_Stated task_.
The material below should be written out in full and exactly; pictures stay out of the copy.

* begin Source excerpt *

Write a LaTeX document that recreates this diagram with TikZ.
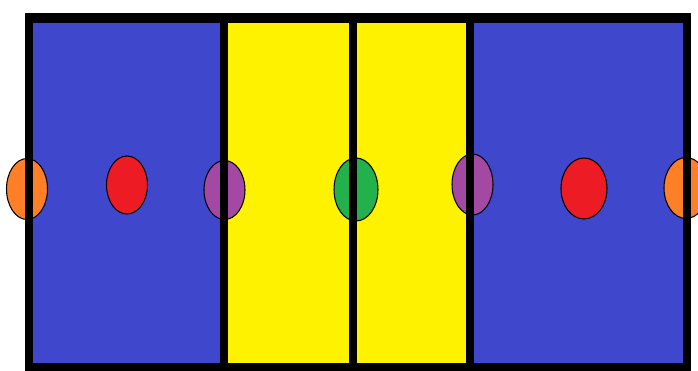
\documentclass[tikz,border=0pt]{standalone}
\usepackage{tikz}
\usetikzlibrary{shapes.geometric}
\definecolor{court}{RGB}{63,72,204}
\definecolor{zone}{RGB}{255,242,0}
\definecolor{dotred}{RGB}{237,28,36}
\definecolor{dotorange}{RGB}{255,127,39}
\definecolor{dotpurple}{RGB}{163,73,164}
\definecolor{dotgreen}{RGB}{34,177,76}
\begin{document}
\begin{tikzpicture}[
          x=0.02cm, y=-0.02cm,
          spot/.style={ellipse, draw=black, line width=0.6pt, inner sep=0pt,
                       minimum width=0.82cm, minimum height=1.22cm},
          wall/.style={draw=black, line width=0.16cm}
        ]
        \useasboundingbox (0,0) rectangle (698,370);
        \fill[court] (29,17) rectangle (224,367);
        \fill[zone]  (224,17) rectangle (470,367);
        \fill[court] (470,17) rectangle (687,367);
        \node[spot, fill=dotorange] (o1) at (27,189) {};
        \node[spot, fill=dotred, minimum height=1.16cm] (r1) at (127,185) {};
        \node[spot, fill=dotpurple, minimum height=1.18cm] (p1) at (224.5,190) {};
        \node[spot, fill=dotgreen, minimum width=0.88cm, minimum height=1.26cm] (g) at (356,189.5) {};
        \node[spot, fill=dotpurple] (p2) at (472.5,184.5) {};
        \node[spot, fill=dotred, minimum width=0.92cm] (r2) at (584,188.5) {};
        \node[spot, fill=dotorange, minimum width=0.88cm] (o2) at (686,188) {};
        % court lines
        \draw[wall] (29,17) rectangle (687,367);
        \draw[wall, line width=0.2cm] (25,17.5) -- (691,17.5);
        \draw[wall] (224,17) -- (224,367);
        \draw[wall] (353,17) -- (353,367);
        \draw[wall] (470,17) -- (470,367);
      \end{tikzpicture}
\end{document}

* end Source excerpt *

_Output of the exercise_.
Write a LaTeX document that recreates this diagram with TikZ.
\documentclass[tikz,border=0pt]{standalone}
\usepackage{tikz}
\usetikzlibrary{shapes.geometric}
\definecolor{court}{RGB}{63,72,204}
\definecolor{zone}{RGB}{255,242,0}
\definecolor{dotred}{RGB}{237,28,36}
\definecolor{dotorange}{RGB}{255,127,39}
\definecolor{dotpurple}{RGB}{163,73,164}
\definecolor{dotgreen}{RGB}{34,177,76}
\begin{document}
\begin{tikzpicture}[
          x=0.02cm, y=-0.02cm,
          spot/.style={ellipse, draw=black, line width=0.6pt, inner sep=0pt,
                       minimum width=0.82cm, minimum height=1.22cm},
          wall/.style={draw=black, line width=0.16cm}
        ]
        \useasboundingbox (0,0) rectangle (698,370);
        \fill[court] (29,17) rectangle (224,367);
        \fill[zone]  (224,17) rectangle (470,367);
        \fill[court] (470,17) rectangle (687,367);
        \node[spot, fill=dotorange] (o1) at (27,189) {};
        \node[spot, fill=dotred, minimum height=1.16cm] (r1) at (127,185) {};
        \node[spot, fill=dotpurple, minimum height=1.18cm] (p1) at (224.5,190) {};
        \node[spot, fill=dotgreen, minimum width=0.88cm, minimum height=1.26cm] (g) at (356,189.5) {};
        \node[spot, fill=dotpurple] (p2) at (472.5,184.5) {};
        \node[spot, fill=dotred, minimum width=0.92cm] (r2) at (584,188.5) {};
        \node[spot, fill=dotorange, minimum width=0.88cm] (o2) at (686,188) {};
        % court lines
        \draw[wall] (29,17) rectangle (687,367);
        \draw[wall, line width=0.2cm] (25,17.5) -- (691,17.5);
        \draw[wall] (224,17) -- (224,367);
        \draw[wall] (353,17) -- (353,367);
        \draw[wall] (470,17) -- (470,367);
      \end{tikzpicture}
\end{document}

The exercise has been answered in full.